As long as these goals are present and more important to scientists and the scientific community at large than doing actual science, this will always be a serious problem.
We don't need independent verification and reproducibility anymore. The science is settled because we have consensus.
Yes, I realize that's a bit of cherry-picking examples but all too often logical fallacies are used to justify when these things happen. I'd suggest it's an ethics crisis rather than a science crisis.
Math is THE science. Everything is about provability and reproducibility.
No.
Math, for all of its beauty and power, is not a science. Why? Because it does not rely on experimental observations to arrive at conclusions. Instead, it relies on axioms extended by logical reasoning.
If it weren't for deadlines, nothing would be late.
Sweden had 5,142 researchers in R&D per capita in 2011, and the United States had 3,978. That's a ratio of 1.29 (approximately), so if we infer anything it should be that a culture that is warm to science produces more scientists and better results. I suppose we *could* pretend that there's a home advantage. We could also blame our compilers when our code has error, our lathes when we make milling mistakes, and our hammers when we miss the nail and hit ourselves. Point being, maybe we're doing it wrong by simultaneously having an anti-intellectual culture while somehow (don't ask me how) leading our laypersons to feel compelled to condescend using science they don't know.
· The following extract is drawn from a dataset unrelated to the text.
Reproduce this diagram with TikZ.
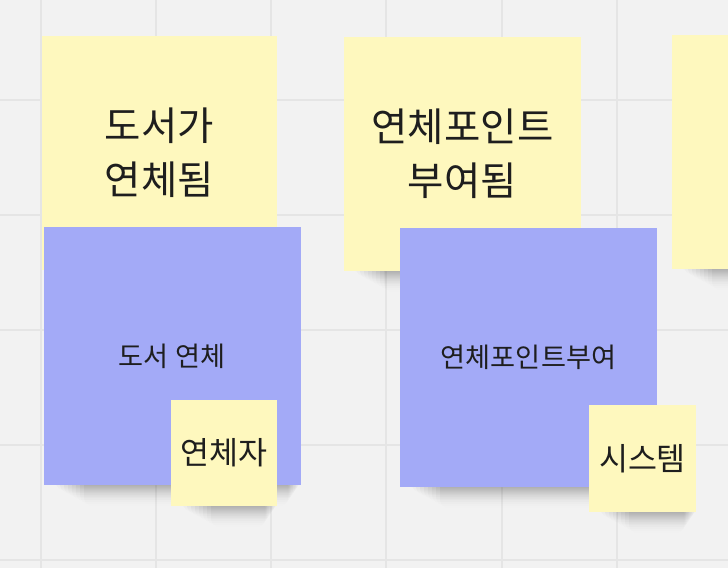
\documentclass[tikz,border=0pt]{standalone}
\usepackage{fontspec}
\setmainfont{Noto Sans CJK KR}
\usetikzlibrary{fadings}
\definecolor{bgc}{HTML}{F2F2F2}
\definecolor{gridc}{HTML}{E5E5E5}
\definecolor{yellowc}{HTML}{FEF8BE}
\definecolor{bluec}{HTML}{A3AAF7}
\definecolor{txtc}{HTML}{1E1E1E}
\newcommand\stickyshadow[3]{%
  \foreach \i in {0,...,7}{%
    \fill[black, opacity=0.06, path fading=south, rounded corners=9]
      ({#1+12+4*\i},{#3-8}) rectangle ({#2-1-1.5*\i},{#3+6+2.2*\i});
  }}
\tikzset{
  note/.style={draw=none, inner sep=0pt, align=center, text=txtc},
  ynote/.style={note, fill=yellowc},
  bnote/.style={note, fill=bluec},
  bigtxt/.style={font=\fontsize{39.5}{54}\selectfont},
  midtxt/.style={font=\fontsize{27.2}{32}\selectfont},
  smalltxt/.style={font=\fontsize{31.5}{36}\selectfont},
}
\begin{document}
\begin{tikzpicture}[x=1pt,y=-1pt]
\useasboundingbox (0,0) rectangle (728,568);
\clip (0,0) rectangle (728,568);
\fill[bgc] (0,0) rectangle (728,568);
% grid
\foreach \gx in {41,156,271,386,502,617}{\draw[gridc, line width=1.6pt] (\gx,0) -- (\gx,568);}
\foreach \gy in {100,215,330,445,560}{\draw[gridc, line width=1.6pt] (0,\gy) -- (728,\gy);}
% big yellow notes
\stickyshadow{42}{277}{270}
\node[ynote, bigtxt, minimum width=235pt, minimum height=234pt] (ev1) at (159.5,153) {도서가\\연체됨};
\stickyshadow{344}{581}{271}
\node[ynote, bigtxt, minimum width=237pt, minimum height=234pt] (ev2) at (462.5,154) {연체포인트\\부여됨};
\stickyshadow{672}{908}{269}
\node[ynote, minimum width=236pt, minimum height=234pt] (ev3) at (790,152) {};
% blue notes
\stickyshadow{44}{300}{485}
\node[bnote, midtxt, minimum width=257pt, minimum height=258pt] (cmd1) at (172,356) {도서 연체};
\stickyshadow{400}{657}{487}
\node[bnote, midtxt, minimum width=257pt, minimum height=259pt] (cmd2) at (528.5,357.5) {연체포인트부여};
% small yellow notes
\stickyshadow{171}{277}{506}
\node[ynote, smalltxt, minimum width=106pt, minimum height=106pt] (act1) at (224,453) {연체자};
\stickyshadow{589}{696}{512}
\node[ynote, smalltxt, minimum width=107pt, minimum height=107pt] (act2) at (642.5,458.5) {시스템};
\end{tikzpicture}
\end{document}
If we want to improve, then we need to continue to make discussion of science fun. We need to continue to make sure people know that it's okay to be wrong. We need to only make the necessary mandatory, and never make people feel that we're forcing more upon them. What is necessary should become more advanced as technology advances, and casual discussion is already becoming more advanced. Aside from all this, we can only wait and hope that we don't end up with a government that hates science or businesses that intentionally corrupt it while we have a population that doesn't do either. Unfortunately, that previous sentence is a serious concern.